I've often used the excuse that nobody's around, so it doesn't matter. But
seeing a project in this state is likely to turn people away. Right now I'm
focusing on writing a new binding tool that I can later use for documentation
extraction so I can have nicer documentation.

The documentation

It's bad enough that I don't use it, yet I've never bothered to write something
until recently (nearly 6 years in) to have a pretty doc generator. Right now,
the pink and the "it came from markdown" make the documentation so bad I just
grep the builtin package for keywords or try it to see what happens.

The underlying causes

Fires everywhere

With an interpreter, there's a large enough playground that something always
needs critical attention. One fire is left to rage while another gets attention.
A better strategy would have been to never let these fires grow. Better testing,
more coverage would help. But some metrics are difficult to test for, which goes
back to me just being lazy.

Documentation, I guess

I like writing, so the core ended up with a whole lot of documentation. Some is
certainly out of date, because I've neglected to comb through it recently. In
recent other project, I hardly comment at all since few others read my work.

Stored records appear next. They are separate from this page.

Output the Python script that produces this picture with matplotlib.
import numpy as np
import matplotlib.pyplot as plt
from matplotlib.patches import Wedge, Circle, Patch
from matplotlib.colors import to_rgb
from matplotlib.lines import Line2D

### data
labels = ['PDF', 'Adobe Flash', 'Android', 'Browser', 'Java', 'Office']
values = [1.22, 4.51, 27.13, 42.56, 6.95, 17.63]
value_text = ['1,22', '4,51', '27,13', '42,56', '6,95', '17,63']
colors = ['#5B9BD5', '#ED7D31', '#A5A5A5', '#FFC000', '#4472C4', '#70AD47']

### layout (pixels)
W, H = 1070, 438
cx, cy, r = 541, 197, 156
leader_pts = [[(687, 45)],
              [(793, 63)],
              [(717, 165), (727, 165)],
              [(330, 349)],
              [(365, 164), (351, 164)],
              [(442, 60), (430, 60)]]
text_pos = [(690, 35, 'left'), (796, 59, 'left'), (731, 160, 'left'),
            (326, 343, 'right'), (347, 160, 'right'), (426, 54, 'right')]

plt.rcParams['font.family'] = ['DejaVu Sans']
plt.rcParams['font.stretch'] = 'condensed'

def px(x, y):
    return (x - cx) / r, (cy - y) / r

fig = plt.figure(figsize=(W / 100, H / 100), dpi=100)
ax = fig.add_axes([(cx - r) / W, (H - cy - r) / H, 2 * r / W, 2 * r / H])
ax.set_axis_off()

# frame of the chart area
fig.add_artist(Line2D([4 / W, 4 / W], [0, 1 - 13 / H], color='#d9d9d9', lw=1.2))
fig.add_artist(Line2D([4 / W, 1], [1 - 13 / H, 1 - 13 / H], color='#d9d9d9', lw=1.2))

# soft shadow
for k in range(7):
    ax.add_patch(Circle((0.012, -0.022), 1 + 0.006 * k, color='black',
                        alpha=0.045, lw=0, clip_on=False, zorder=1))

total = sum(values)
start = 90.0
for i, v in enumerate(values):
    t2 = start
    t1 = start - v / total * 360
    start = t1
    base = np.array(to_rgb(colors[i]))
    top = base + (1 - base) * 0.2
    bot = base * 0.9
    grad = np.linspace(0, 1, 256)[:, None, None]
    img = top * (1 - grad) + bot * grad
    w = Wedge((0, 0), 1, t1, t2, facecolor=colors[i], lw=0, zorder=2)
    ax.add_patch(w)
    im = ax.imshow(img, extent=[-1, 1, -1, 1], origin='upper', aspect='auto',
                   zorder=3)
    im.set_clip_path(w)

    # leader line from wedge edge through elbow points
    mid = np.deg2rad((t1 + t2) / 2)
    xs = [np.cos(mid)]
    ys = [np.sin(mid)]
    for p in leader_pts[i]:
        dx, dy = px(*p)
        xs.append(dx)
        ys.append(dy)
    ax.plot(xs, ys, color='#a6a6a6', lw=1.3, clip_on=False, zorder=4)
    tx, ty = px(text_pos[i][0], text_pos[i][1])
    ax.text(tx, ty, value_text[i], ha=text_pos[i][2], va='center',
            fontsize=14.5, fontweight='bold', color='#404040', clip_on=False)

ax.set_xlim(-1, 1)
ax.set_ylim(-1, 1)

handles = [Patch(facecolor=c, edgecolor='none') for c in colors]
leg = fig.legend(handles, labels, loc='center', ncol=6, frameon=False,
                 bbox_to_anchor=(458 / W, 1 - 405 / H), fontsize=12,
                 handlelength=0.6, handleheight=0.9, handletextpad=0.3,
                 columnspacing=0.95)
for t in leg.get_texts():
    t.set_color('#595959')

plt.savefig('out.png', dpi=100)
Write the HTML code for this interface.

I'm generally antisocial, so cutting away from email/etc. for a few days is
standard practice. I set up an IRC channel which I don't visit often, a discord
I'm off most of the time, and a subreddit that's empty. Most of my social media
comes through shitposting on reddit.
I also don't blog much.


Somewhere along the line I resigned myself to "this is the way it is". I came to
accept that some areas aren't going to be that great because it's me alone. I
should have been better about spending time on a section before leaving it. But
if I do that, what do new people end up doing?
I wasn't always like this. I used to chart out how much memory that the
interpreter was using. I used to have better test coverage.

I don't like this anymore

The worst part is that I used to have some measure of pride in what I did. Now,
well, something breaks and I fix it. Done. I don't bother blogging about much of
what I do since I don't find it exciting, and it's not new. I used to be
excited at seeing new features activate and now I hit a random crash once in a
while and I just sigh.
I keep pushing on in hopes because giving up would be such a massive loss of
work. Yet at the same time, I wonder if working on this project is making me a
worse coder, instead of a better one.


  1. > I keep pushing on in hopes because giving up would be such a massive loss of

    While I'm not really qualified to give advice here, I'm going to do so anyhow :)

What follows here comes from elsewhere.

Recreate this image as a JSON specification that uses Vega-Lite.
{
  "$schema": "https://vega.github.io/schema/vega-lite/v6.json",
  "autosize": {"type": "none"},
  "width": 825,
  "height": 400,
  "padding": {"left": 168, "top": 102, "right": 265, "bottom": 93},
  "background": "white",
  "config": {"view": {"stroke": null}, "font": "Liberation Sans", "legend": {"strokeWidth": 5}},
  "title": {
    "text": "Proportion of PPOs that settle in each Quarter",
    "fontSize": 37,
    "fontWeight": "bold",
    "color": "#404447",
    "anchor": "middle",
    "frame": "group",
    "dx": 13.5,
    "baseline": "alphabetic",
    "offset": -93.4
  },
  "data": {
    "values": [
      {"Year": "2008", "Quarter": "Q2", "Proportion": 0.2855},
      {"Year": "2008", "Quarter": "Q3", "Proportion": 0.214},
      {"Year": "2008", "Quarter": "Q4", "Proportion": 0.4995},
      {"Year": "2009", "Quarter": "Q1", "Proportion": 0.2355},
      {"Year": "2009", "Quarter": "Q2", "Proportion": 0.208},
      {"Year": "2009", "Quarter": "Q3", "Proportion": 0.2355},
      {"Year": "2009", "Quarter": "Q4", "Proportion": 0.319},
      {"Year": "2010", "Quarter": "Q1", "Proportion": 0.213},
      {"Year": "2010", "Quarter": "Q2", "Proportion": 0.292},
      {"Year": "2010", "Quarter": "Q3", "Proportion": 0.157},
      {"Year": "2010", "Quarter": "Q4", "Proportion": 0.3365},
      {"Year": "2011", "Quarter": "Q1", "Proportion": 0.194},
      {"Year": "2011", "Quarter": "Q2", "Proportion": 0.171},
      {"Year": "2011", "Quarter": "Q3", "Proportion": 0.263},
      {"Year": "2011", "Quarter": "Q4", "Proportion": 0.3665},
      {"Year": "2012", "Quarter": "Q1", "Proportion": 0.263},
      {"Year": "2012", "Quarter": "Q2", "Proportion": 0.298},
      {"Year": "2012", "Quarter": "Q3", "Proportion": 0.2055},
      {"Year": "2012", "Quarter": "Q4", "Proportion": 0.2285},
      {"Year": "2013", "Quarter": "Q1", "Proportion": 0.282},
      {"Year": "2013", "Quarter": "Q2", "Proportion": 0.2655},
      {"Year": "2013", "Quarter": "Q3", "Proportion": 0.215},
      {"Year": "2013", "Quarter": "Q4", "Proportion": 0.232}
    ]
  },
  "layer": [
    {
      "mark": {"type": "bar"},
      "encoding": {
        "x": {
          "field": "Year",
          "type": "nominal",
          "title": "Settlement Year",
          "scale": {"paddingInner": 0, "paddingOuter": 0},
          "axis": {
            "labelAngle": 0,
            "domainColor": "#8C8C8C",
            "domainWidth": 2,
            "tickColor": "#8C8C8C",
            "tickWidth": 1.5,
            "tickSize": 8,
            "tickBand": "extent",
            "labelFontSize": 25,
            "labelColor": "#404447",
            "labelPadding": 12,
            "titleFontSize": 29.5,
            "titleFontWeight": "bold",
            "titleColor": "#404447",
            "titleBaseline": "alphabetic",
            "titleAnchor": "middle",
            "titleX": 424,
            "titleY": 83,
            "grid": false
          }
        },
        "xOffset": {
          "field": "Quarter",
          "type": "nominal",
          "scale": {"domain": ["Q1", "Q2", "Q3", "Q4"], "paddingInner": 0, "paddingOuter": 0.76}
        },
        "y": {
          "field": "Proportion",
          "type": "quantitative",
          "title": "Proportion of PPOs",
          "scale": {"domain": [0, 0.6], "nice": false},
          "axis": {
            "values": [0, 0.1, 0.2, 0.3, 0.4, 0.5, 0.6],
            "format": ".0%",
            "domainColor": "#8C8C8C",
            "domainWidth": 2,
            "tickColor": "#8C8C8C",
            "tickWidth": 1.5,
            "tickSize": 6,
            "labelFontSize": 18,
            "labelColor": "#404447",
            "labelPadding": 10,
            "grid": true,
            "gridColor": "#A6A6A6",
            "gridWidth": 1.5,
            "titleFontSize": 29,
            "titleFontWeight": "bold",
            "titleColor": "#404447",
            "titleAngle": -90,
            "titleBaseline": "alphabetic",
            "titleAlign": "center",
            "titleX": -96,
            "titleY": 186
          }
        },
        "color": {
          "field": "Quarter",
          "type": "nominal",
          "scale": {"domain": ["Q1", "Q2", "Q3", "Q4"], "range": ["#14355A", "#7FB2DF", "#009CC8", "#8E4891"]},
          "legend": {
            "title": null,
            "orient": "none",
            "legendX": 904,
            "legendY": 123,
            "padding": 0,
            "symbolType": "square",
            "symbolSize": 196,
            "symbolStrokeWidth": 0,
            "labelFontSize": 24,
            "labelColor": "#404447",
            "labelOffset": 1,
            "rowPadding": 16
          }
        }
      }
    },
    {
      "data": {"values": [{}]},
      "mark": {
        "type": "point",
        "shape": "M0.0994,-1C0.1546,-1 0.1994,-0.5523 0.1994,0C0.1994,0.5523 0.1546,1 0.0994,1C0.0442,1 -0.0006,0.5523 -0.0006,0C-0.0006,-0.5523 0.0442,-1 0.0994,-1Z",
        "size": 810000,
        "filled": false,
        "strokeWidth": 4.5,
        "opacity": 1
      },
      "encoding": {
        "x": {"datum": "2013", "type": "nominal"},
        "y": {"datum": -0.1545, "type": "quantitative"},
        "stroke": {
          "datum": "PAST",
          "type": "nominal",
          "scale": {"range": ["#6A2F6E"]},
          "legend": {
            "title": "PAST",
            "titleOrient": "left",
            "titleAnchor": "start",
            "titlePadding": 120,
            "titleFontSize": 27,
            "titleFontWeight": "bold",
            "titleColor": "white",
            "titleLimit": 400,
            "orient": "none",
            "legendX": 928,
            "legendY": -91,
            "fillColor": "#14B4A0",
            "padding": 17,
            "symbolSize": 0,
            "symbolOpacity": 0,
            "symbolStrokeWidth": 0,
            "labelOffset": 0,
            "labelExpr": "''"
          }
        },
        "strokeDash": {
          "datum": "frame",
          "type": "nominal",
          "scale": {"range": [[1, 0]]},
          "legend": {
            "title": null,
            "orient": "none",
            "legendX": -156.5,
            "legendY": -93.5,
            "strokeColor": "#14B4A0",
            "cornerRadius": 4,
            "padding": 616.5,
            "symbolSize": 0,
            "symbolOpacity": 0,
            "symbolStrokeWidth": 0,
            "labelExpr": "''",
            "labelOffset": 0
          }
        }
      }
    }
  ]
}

    You should be working on something that you enjoy and that helps you grow as a developer. If neither of boxes are being checked for you with Lily, you should either figure out a way to change that (e.g., by going back and fixing closures, even at the cost of breaking compatibility), or you should move on to another project.

  2. > With [any enterprise software project], there's a large enough playground that something always needs critical attention. One fire is left to rage while another gets attention. A better strategy would have been to never let these fires grow.

    Fixed for you ;) Seriously though, this is trouble I've seen on many projects: "shortcuts" that create needless technical debt and hampers later progress.

  3. FB, sounds like you are burned out. Find a Frankenstein project in some other project, and renew your energy. Maybe? Good luck...

  4. Every creator hits a hard spot during any significant undertaking. Take a deep breath, realize your next few weeks (or months) will be spent fixing those elusive bugs which cause your interpreter to crash. Make some progress every day, even when it's really hard.

    Don't give up.

  5. Just give up. Find another goal that excites you, there should be many althoght difficult to spot. 6 years is enough for a project.

  6. About your statement about comments - I write in Ruby mostly and I use a lot of comments. Reason being mostly so that I remember lateron why I used to go that or this way.

    Your side project is not giving you enough fun apparently. It happens sometimes.

    See if you can try to re-arrange it. Perhaps you can make it fun. Or if that fails, perhaps you have to call it quits and move on to projects that are more fun. Avoiding burn-outs is a skill that has to be trained/learned. It took me some failed projects to get somewhat better (I still have some problems with some projects but it's not nearly as bad as it was ~5 years ago).

    PS: ALWAYS be wary of "the big rewrite will fix it all", that killed about 3 projects of mine so far and I still all into that habit.

  7. Take a vacation, at least one month to do (code) whatever other things. You may have more fun when you get back.

  8. Man I've started like 6 projects in the last few years and I only half finished a couple. Don't worry, with the programming that you do at your free time the road is more important than the destination. Find a maintainer for your project (ask the people that sends you PRs) and try another thing maybe in a new language (I'm in love with D right now, trough I'm also hearing the call of Nim).

  9. Read some Kahneman and Tversk; Overconfidence effect - you didn't get worse, you got better. But your ability to honestly evaluate your ability caught up with you at a faster pace than you skills improved.

  10. Hello! I would just like to point out that it's really amazing you had the grit and determination to stick with your project for six years. You have no clue how many projects I've abandoned after just a few days or weeks.

    You're a little burned out and there's many ways out -- other commenters have talked about this. But to me, what stuck out is your stick-to-it-iveness! A rare quality among developers and one you should count among your strengths.

  11. leave the project for as long as it takes. do something different. and when that fire returns, start hacking on Lily again.